Dear BGCS Community,
As a father with small children and a resident in the Bowling Green City Schools district, I’m writing to urge our community to support the upcoming five-year operating levy. Some say “if the levy doesn’t pass, life will go on.” Yes, it will—but it will be a diminished life for our entire community.
I’ve witnessed firsthand what happens when school funding fails. While living in the South-Western City School District, near Columbus, I watched an operating levy failure devastate the community. Programs vanished overnight. Talented educators lost their jobs. Student-athletes who had played since childhood suddenly had no teams. The marching band fell silent.

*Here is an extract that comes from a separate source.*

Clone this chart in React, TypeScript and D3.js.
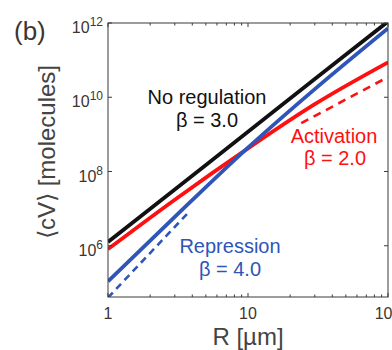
import * as d3 from "d3";
import { useEffect, useRef } from "react";

// R in µm, <cV> in molecules
const radius = [1, 3, 10, 30, 100];
const noRegulation = [1.26e6, 3.3e7, 1.17e9, 3.1e10, 1.1e12];
const activation = [8.1e5, 1.74e7, 4.2e8, 6.5e9, 8.7e10];
const repression = [1.1e5, 6.0e6, 4.4e8, 1.66e10, 7.2e11];

// power-law asymptotes (dashed)
const activationFitR = [24, 100];
const activationFit = [2.0e9, 3.5e10];
const repressionFitR = [1, 3.8];
const repressionFit = [4.0e4, 8.3e6];

const yTickExps = [6, 8, 10, 12];
const xTickValues = [1, 10, 100];

const BLACK = "#111111";
const RED = "#ff1010";
const BLUE = "#2f55b8";
const FONT = "'Liberation Sans', Arial, Helvetica, sans-serif";

const Chart = () => {
  const svgRef = useRef<SVGSVGElement | null>(null);

  useEffect(() => {
    const width = 392;
    const height = 350;
    const m = { left: 108, top: 23, right: 388, bottom: 297 };

    d3.select(svgRef.current).selectAll("*").remove();
    const svg = d3
      .select(svgRef.current)
      .attr("width", width)
      .attr("height", height)
      .style("font-family", FONT);

    const x = d3.scaleLog().domain([1, 100]).range([m.left, m.right]);
    const y = d3
      .scaleLog()
      .domain([Math.pow(10, 4.62), 1e12])
      .range([m.bottom, m.top]);

    svg
      .append("defs")
      .append("clipPath")
      .attr("id", "plot-clip")
      .append("rect")
      .attr("x", m.left)
      .attr("y", m.top)
      .attr("width", m.right - m.left)
      .attr("height", m.bottom - m.top);

    const line = d3
      .line<[number, number]>()
      .x((d) => x(d[0]))
      .y((d) => y(d[1]))
      .curve(d3.curveMonotoneX);

    const plot = svg.append("g").attr("clip-path", "url(#plot-clip)");

    const series = [
      { r: radius, v: noRegulation, color: BLACK, dash: null },
      { r: radius, v: activation, color: RED, dash: null },
      { r: radius, v: repression, color: BLUE, dash: null },
      { r: activationFitR, v: activationFit, color: RED, dash: "8,6" },
      { r: repressionFitR, v: repressionFit, color: BLUE, dash: "7,5" },
    ];

    series.forEach((s) => {
      const pts = s.r.map((r, i) => [r, s.v[i]] as [number, number]);
      plot
        .append("path")
        .attr("d", line(pts))
        .attr("fill", "none")
        .attr("stroke", s.color)
        .attr("stroke-width", s.dash ? 2.6 : 3.8)
        .attr("stroke-dasharray", s.dash);
    });

    // frame
    svg
      .append("rect")
      .attr("x", m.left)
      .attr("y", m.top)
      .attr("width", m.right - m.left)
      .attr("height", m.bottom - m.top)
      .attr("fill", "none")
      .attr("stroke", "#3a3a3a")
      .attr("stroke-width", 1);

    // x ticks (inward, top and bottom, with minor ticks)
    const xMinor: number[] = [];
    [1, 10].forEach((dec) => {
      for (let k = 2; k <= 9; k++) xMinor.push(dec * k);
    });
    const tickG = svg.append("g").attr("stroke", "#3a3a3a").attr("stroke-width", 1);
    xTickValues.forEach((t) => {
      tickG.append("line").attr("x1", x(t)).attr("x2", x(t)).attr("y1", m.bottom).attr("y2", m.bottom - 4);
      tickG.append("line").attr("x1", x(t)).attr("x2", x(t)).attr("y1", m.top).attr("y2", m.top + 4);
    });
    xMinor.forEach((t) => {
      tickG.append("line").attr("x1", x(t)).attr("x2", x(t)).attr("y1", m.bottom).attr("y2", m.bottom - 2.5);
      tickG.append("line").attr("x1", x(t)).attr("x2", x(t)).attr("y1", m.top).attr("y2", m.top + 2.5);
    });
    yTickExps.forEach((e) => {
      const ty = y(Math.pow(10, e));
      tickG.append("line").attr("x1", m.left).attr("x2", m.left + 4).attr("y1", ty).attr("y2", ty);
      tickG.append("line").attr("x1", m.right).attr("x2", m.right - 4).attr("y1", ty).attr("y2", ty);
    });

    // tick labels
    const labelColor = "#3d3530";
    xTickValues.forEach((t) => {
      svg
        .append("text")
        .attr("x", x(t))
        .attr("y", 319)
        .attr("text-anchor", "middle")
        .attr("font-size", 16)
        .attr("fill", labelColor)
        .text(String(t));
    });
    yTickExps.forEach((e) => {
      const ty = y(Math.pow(10, e));
      const txt = svg
        .append("text")
        .attr("x", 103)
        .attr("y", ty + 10)
        .attr("text-anchor", "end")
        .attr("font-size", 16)
        .attr("fill", labelColor);
      txt.append("tspan").text("10");
      txt.append("tspan").attr("dy", -7).attr("font-size", 12).text(String(e));
    });

    // axis titles
    svg
      .append("text")
      .attr("x", 248)
      .attr("y", 345)
      .attr("text-anchor", "middle")
      .attr("font-size", 24)
      .attr("fill", "#444")
      .text("R [\u00b5m]");
    svg
      .append("text")
      .attr("transform", "translate(55,152) rotate(-90)")
      .attr("text-anchor", "middle")
      .attr("font-size", 24)
      .attr("fill", "#444")
      .text("\u27e8cV\u27e9 [molecules]");

    svg
      .append("text")
      .attr("x", 14)
      .attr("y", 40)
      .attr("font-size", 26)
      .attr("fill", "#3d3530")
      .text("(b)");

    // annotations
    const notes = [
      { t: "No regulation", x: 207, y: 104, c: BLACK },
      { t: "\u03b2 = 3.0", x: 207, y: 127, c: BLACK },
      { t: "Activation", x: 334, y: 143, c: RED },
      { t: "\u03b2 = 2.0", x: 335, y: 165, c: RED },
      { t: "Repression", x: 230, y: 253, c: BLUE },
      { t: "\u03b2 = 4.0", x: 230, y: 276, c: BLUE },
    ];
    notes.forEach((n) => {
      svg
        .append("text")
        .attr("x", n.x)
        .attr("y", n.y)
        .attr("text-anchor", "middle")
        .attr("font-size", 20)
        .attr("fill", n.c)
        .text(n.t);
    });
  }, []);

  return <svg ref={svgRef} style={{ position: "absolute", left: 0, top: 0 }} />;
};

export default function App() {
  return <Chart />;
}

The consequences extended far beyond the classroom. Families moved away. Others chose not to move in. Students with scholarship potential transferred to districts that could support their talents. South-Western made Sports Illustrated—but for the wrong reasons. The damage took years to repair, and ironically, after experiencing the painful consequences, the community eventually passed the levy anyway.
Operating levies aren’t funding “shiny new toys”—they provide essential resources for daily operations and maintaining quality education. The potential cuts facing our district aren’t theoretical; they’ve been clearly outlined. Jobs and programs that directly impact our children hang in the balance.
Do we want the Friday night football games that bring our community together? Do we want our marching band performing at halftime? Do we want our children to experience the complete education they deserve? Or are we willing to accept the diminished community that results when schools struggle?
I don’t want Bowling Green and the BGCS community to learn these painful lessons the hard way. I encourage voters to research “South-Western City School District levy Sports Illustrated” to see what happens when communities fail to support their schools.
The health of our schools reflects the health of our community. When we vote on this levy, we’re voting on Bowling Green’s future—and which direction we want that vote to count is entirely up to us.